# WHAT TO PRODUCE
Your task is to copy the listing exactly, with the pictures left out.

***** INFORMATION SUPPLIED *****

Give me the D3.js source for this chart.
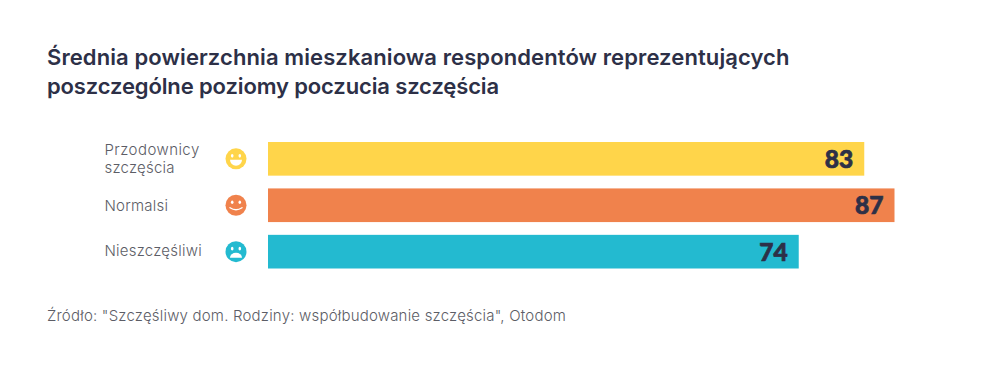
<!DOCTYPE html>
<html>
<head>
<meta charset="utf-8">
<script src="https://cdn.jsdelivr.net/npm/d3@7"></script>
<style>
  html, body { margin: 0; padding: 0; background: #fff; }
  svg { display: block; }
  text { font-family: Inter, sans-serif; }
</style>
</head>
<body>
<div id="chart"></div>
<script>
const categories = ["Przodownicy szczęścia", "Normalsi", "Nieszczęśliwi"]
const categoryLines = [["Przodownicy", "szczęścia"], ["Normalsi"], ["Nieszczęśliwi"]]
// bar lengths, the printed labels are these rounded
const values = [82.8, 87, 73.7]
const colors = ["#ffd54a", "#f0824c", "#23bad0"]
const moods = ["laugh", "smile", "sad"]
const titleLines = [
    "Średnia powierzchnia mieszkaniowa respondentów reprezentujących",
    "poszczególne poziomy poczucia szczęścia"
]
const source = 'Źródło: "Szczęśliwy dom. Rodziny: współbudowanie szczęścia", Otodom'

const darkText = "#2d3047"
const greyText = "#5c5d66"

const svg = d3.select("#chart").append("svg")
    .attr("width", 1000)
    .attr("height", 373)

const x = d3.scaleLinear().domain([0, 87]).range([268, 894.5])
const y = d3.scaleBand().domain(categories).range([142, 268.5]).paddingInner(0.275)
const fmt = d3.format(".0f")

// title, the second line runs a bit tighter than the first
svg.selectAll(".title")
    .data(titleLines)
    .enter()
    .append("text")
    .attr("class", "title")
    .attr("x", 47)
    .attr("y", (d, i) => 64.5 + i * 29)
    .style("font-size", "22px")
    .style("font-weight", 600)
    .style("letter-spacing", (d, i) => i === 0 ? "0.1px" : "-0.13px")
    .style("fill", darkText)
    .text(d => d)

// bars
svg.selectAll(".bar")
    .data(categories)
    .enter()
    .append("rect")
    .attr("class", "bar")
    .attr("x", x(0))
    .attr("y", d => y(d))
    .attr("width", (d, i) => x(values[i]) - x(0))
    .attr("height", y.bandwidth())
    .style("fill", (d, i) => colors[i])

// value labels
svg.selectAll(".value")
    .data(categories)
    .enter()
    .append("text")
    .attr("class", "value")
    .attr("x", (d, i) => x(values[i]) - 11)
    .attr("y", d => y(d) + y.bandwidth() / 2 + 9)
    .attr("text-anchor", "end")
    .style("font-family", "Lato, sans-serif")
    .style("font-size", "24.5px")
    .style("font-weight", 900)
    .style("stroke", darkText)
    .style("stroke-width", 0.7)
    .style("fill", darkText)
    .text((d, i) => fmt(values[i]))

// category labels
const labelOffset = [5, 5.5, 4]
categories.forEach((c, i) => {
    const lines = categoryLines[i]
    const mid = y(c) + y.bandwidth() / 2
    svg.append("text")
        .attr("class", "category")
        .selectAll("tspan")
        .data(lines)
        .enter()
        .append("tspan")
        .attr("x", 104.5)
        .attr("y", (d, j) => mid + labelOffset[i] + (j - (lines.length - 1) / 2) * 18)
        .style("font-size", "15px")
        .style("font-weight", 300)
        .style("letter-spacing", d => d === "Przodownicy" ? "0.45px" : "0.22px")
        .style("fill", greyText)
        .text(d => d)
})

// smiley icons next to the labels
const faces = svg.selectAll(".face")
    .data(categories)
    .enter()
    .append("g")
    .attr("class", "face")
    .attr("transform", d => `translate(236, ${y(d) + y.bandwidth() / 2})`)

faces.append("circle")
    .attr("r", 10.5)
    .style("fill", (d, i) => colors[i])

faces.each(function (d, i) {
    const g = d3.select(this)
    g.selectAll(".eye")
        .data([-3.8, 3.8])
        .enter()
        .append("ellipse")
        .attr("cx", e => e)
        .attr("cy", -3)
        .attr("rx", 1.3)
        .attr("ry", 1.8)
        .style("fill", "#fff")
    if (moods[i] === "laugh") {
        g.append("path")
            .attr("d", "M-6,1 L6,1 A6,6 0 0 1 -6,1 Z")
            .style("fill", "#fff")
    } else if (moods[i] === "smile") {
        g.append("path")
            .attr("d", "M-6,2.5 Q0,6.5 6,2.5")
            .style("fill", "none")
            .style("stroke", "#fff")
            .style("stroke-width", 1.4)
            .style("stroke-linecap", "round")
    } else {
        g.append("path")
            .attr("d", "M-6,6 A6,5 0 0 1 6,6 Z")
            .style("fill", "#fff")
    }
})

// source line
svg.append("text")
    .attr("x", 47)
    .attr("y", 320.5)
    .style("font-size", "15px")
    .style("font-weight", 300)
    .style("letter-spacing", "0.2px")
    .style("fill", greyText)
    .text(source)
</script>
</body>
</html>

*****

# TASK RESPONSE
Give me the D3.js source for this chart.
<!DOCTYPE html>
<html>
<head>
<meta charset="utf-8">
<script src="https://cdn.jsdelivr.net/npm/d3@7"></script>
<style>
  html, body { margin: 0; padding: 0; background: #fff; }
  svg { display: block; }
  text { font-family: Inter, sans-serif; }
</style>
</head>
<body>
<div id="chart"></div>
<script>
const categories = ["Przodownicy szczęścia", "Normalsi", "Nieszczęśliwi"]
const categoryLines = [["Przodownicy", "szczęścia"], ["Normalsi"], ["Nieszczęśliwi"]]
// bar lengths, the printed labels are these rounded
const values = [82.8, 87, 73.7]
const colors = ["#ffd54a", "#f0824c", "#23bad0"]
const moods = ["laugh", "smile", "sad"]
const titleLines = [
    "Średnia powierzchnia mieszkaniowa respondentów reprezentujących",
    "poszczególne poziomy poczucia szczęścia"
]
const source = 'Źródło: "Szczęśliwy dom. Rodziny: współbudowanie szczęścia", Otodom'

const darkText = "#2d3047"
const greyText = "#5c5d66"

const svg = d3.select("#chart").append("svg")
    .attr("width", 1000)
    .attr("height", 373)

const x = d3.scaleLinear().domain([0, 87]).range([268, 894.5])
const y = d3.scaleBand().domain(categories).range([142, 268.5]).paddingInner(0.275)
const fmt = d3.format(".0f")

// title, the second line runs a bit tighter than the first
svg.selectAll(".title")
    .data(titleLines)
    .enter()
    .append("text")
    .attr("class", "title")
    .attr("x", 47)
    .attr("y", (d, i) => 64.5 + i * 29)
    .style("font-size", "22px")
    .style("font-weight", 600)
    .style("letter-spacing", (d, i) => i === 0 ? "0.1px" : "-0.13px")
    .style("fill", darkText)
    .text(d => d)

// bars
svg.selectAll(".bar")
    .data(categories)
    .enter()
    .append("rect")
    .attr("class", "bar")
    .attr("x", x(0))
    .attr("y", d => y(d))
    .attr("width", (d, i) => x(values[i]) - x(0))
    .attr("height", y.bandwidth())
    .style("fill", (d, i) => colors[i])

// value labels
svg.selectAll(".value")
    .data(categories)
    .enter()
    .append("text")
    .attr("class", "value")
    .attr("x", (d, i) => x(values[i]) - 11)
    .attr("y", d => y(d) + y.bandwidth() / 2 + 9)
    .attr("text-anchor", "end")
    .style("font-family", "Lato, sans-serif")
    .style("font-size", "24.5px")
    .style("font-weight", 900)
    .style("stroke", darkText)
    .style("stroke-width", 0.7)
    .style("fill", darkText)
    .text((d, i) => fmt(values[i]))

// category labels
const labelOffset = [5, 5.5, 4]
categories.forEach((c, i) => {
    const lines = categoryLines[i]
    const mid = y(c) + y.bandwidth() / 2
    svg.append("text")
        .attr("class", "category")
        .selectAll("tspan")
        .data(lines)
        .enter()
        .append("tspan")
        .attr("x", 104.5)
        .attr("y", (d, j) => mid + labelOffset[i] + (j - (lines.length - 1) / 2) * 18)
        .style("font-size", "15px")
        .style("font-weight", 300)
        .style("letter-spacing", d => d === "Przodownicy" ? "0.45px" : "0.22px")
        .style("fill", greyText)
        .text(d => d)
})

// smiley icons next to the labels
const faces = svg.selectAll(".face")
    .data(categories)
    .enter()
    .append("g")
    .attr("class", "face")
    .attr("transform", d => `translate(236, ${y(d) + y.bandwidth() / 2})`)

faces.append("circle")
    .attr("r", 10.5)
    .style("fill", (d, i) => colors[i])

faces.each(function (d, i) {
    const g = d3.select(this)
    g.selectAll(".eye")
        .data([-3.8, 3.8])
        .enter()
        .append("ellipse")
        .attr("cx", e => e)
        .attr("cy", -3)
        .attr("rx", 1.3)
        .attr("ry", 1.8)
        .style("fill", "#fff")
    if (moods[i] === "laugh") {
        g.append("path")
            .attr("d", "M-6,1 L6,1 A6,6 0 0 1 -6,1 Z")
            .style("fill", "#fff")
    } else if (moods[i] === "smile") {
        g.append("path")
            .attr("d", "M-6,2.5 Q0,6.5 6,2.5")
            .style("fill", "none")
            .style("stroke", "#fff")
            .style("stroke-width", 1.4)
            .style("stroke-linecap", "round")
    } else {
        g.append("path")
            .attr("d", "M-6,6 A6,5 0 0 1 6,6 Z")
            .style("fill", "#fff")
    }
})

// source line
svg.append("text")
    .attr("x", 47)
    .attr("y", 320.5)
    .style("font-size", "15px")
    .style("font-weight", 300)
    .style("letter-spacing", "0.2px")
    .style("fill", greyText)
    .text(source)
</script>
</body>
</html>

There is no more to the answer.